# YOUR TASK
Quote word for word the lines below, beginning with the first and ending with the one that has "W, H = 2219, 1599". Drop the pictures.

# GIVEN INFORMATION
----------

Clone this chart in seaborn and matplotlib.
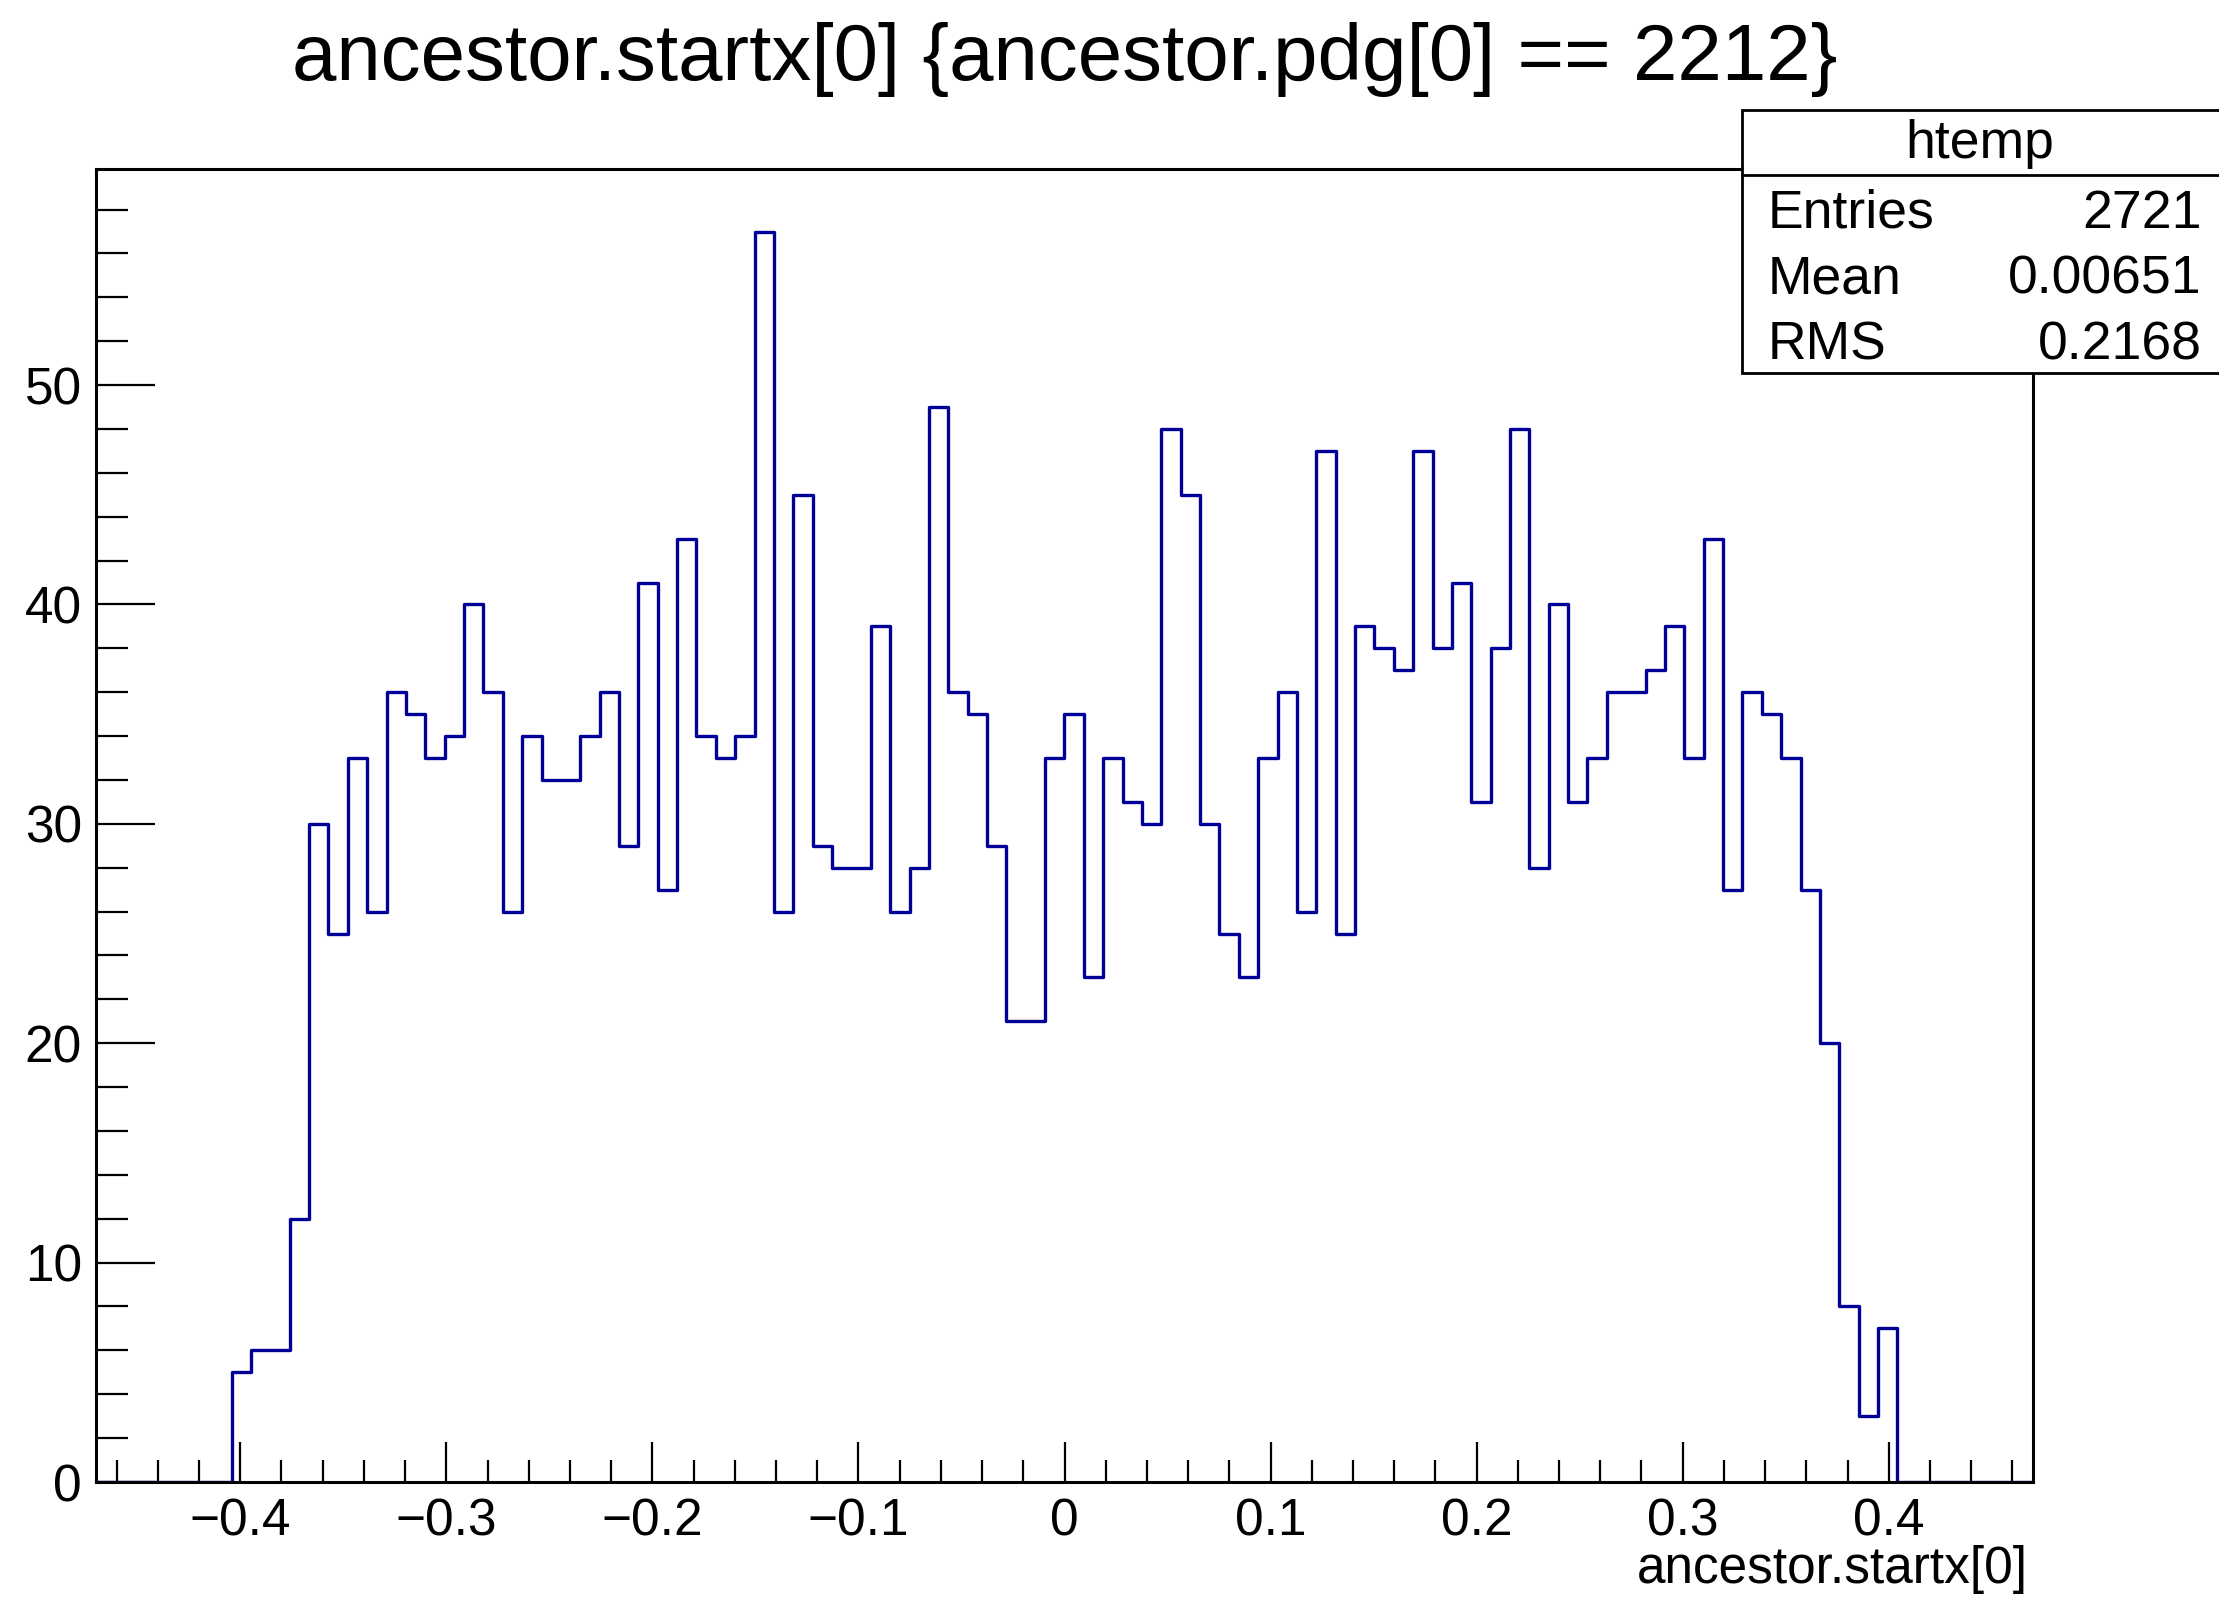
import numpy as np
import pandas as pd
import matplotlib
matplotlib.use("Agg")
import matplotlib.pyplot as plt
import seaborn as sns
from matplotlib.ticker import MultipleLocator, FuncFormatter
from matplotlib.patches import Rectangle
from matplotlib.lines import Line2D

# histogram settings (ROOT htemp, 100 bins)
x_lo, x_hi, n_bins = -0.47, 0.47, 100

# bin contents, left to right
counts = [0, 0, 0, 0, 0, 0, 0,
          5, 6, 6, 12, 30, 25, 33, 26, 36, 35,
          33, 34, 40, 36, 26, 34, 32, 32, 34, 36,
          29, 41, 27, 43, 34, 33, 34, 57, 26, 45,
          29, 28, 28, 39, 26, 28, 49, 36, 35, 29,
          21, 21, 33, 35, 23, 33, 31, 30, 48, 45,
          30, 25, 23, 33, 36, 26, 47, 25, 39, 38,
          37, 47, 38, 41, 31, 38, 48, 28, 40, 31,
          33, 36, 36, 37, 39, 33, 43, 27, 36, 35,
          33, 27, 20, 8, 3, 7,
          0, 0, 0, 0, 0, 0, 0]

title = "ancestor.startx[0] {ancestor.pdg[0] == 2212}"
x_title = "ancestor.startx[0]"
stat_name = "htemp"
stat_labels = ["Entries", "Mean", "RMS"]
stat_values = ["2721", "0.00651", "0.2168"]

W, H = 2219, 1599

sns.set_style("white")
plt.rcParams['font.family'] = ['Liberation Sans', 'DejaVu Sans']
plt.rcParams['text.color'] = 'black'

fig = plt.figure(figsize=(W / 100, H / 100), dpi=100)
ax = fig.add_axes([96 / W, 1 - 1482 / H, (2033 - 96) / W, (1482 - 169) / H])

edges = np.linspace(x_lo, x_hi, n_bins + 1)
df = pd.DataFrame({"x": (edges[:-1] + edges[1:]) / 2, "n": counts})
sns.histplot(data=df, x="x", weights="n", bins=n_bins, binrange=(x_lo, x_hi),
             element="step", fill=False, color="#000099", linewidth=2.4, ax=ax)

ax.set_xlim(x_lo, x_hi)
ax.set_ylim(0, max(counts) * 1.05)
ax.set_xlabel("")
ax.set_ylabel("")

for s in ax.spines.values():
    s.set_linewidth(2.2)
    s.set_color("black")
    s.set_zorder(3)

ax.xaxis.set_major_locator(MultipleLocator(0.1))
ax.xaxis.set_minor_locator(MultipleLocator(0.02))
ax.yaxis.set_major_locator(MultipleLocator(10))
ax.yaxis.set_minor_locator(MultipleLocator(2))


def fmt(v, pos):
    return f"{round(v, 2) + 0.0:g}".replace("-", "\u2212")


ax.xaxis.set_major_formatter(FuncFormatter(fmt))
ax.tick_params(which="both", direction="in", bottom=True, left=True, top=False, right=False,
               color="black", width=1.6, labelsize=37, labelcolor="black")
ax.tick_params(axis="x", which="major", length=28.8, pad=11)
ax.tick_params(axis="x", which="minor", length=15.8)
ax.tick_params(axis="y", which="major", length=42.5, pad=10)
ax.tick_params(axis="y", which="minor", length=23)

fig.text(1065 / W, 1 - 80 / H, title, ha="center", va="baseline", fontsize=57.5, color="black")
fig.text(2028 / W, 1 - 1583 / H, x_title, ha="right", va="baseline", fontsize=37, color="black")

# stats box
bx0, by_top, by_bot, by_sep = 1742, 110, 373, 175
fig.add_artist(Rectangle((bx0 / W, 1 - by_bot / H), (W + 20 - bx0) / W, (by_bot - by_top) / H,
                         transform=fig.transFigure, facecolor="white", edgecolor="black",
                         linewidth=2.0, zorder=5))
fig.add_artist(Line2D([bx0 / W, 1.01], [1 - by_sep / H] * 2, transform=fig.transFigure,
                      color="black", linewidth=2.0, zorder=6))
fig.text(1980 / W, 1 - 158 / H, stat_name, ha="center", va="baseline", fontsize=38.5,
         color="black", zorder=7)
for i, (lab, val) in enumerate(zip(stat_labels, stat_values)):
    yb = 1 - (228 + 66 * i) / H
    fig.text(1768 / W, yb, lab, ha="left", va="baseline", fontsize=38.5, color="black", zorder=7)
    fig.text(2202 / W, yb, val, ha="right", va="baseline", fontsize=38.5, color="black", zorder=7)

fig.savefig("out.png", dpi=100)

----------

# PROBLEM SOLUTION
Clone this chart in seaborn and matplotlib.
import numpy as np
import pandas as pd
import matplotlib
matplotlib.use("Agg")
import matplotlib.pyplot as plt
import seaborn as sns
from matplotlib.ticker import MultipleLocator, FuncFormatter
from matplotlib.patches import Rectangle
from matplotlib.lines import Line2D

# histogram settings (ROOT htemp, 100 bins)
x_lo, x_hi, n_bins = -0.47, 0.47, 100

# bin contents, left to right
counts = [0, 0, 0, 0, 0, 0, 0,
          5, 6, 6, 12, 30, 25, 33, 26, 36, 35,
          33, 34, 40, 36, 26, 34, 32, 32, 34, 36,
          29, 41, 27, 43, 34, 33, 34, 57, 26, 45,
          29, 28, 28, 39, 26, 28, 49, 36, 35, 29,
          21, 21, 33, 35, 23, 33, 31, 30, 48, 45,
          30, 25, 23, 33, 36, 26, 47, 25, 39, 38,
          37, 47, 38, 41, 31, 38, 48, 28, 40, 31,
          33, 36, 36, 37, 39, 33, 43, 27, 36, 35,
          33, 27, 20, 8, 3, 7,
          0, 0, 0, 0, 0, 0, 0]

title = "ancestor.startx[0] {ancestor.pdg[0] == 2212}"
x_title = "ancestor.startx[0]"
stat_name = "htemp"
stat_labels = ["Entries", "Mean", "RMS"]
stat_values = ["2721", "0.00651", "0.2168"]

W, H = 2219, 1599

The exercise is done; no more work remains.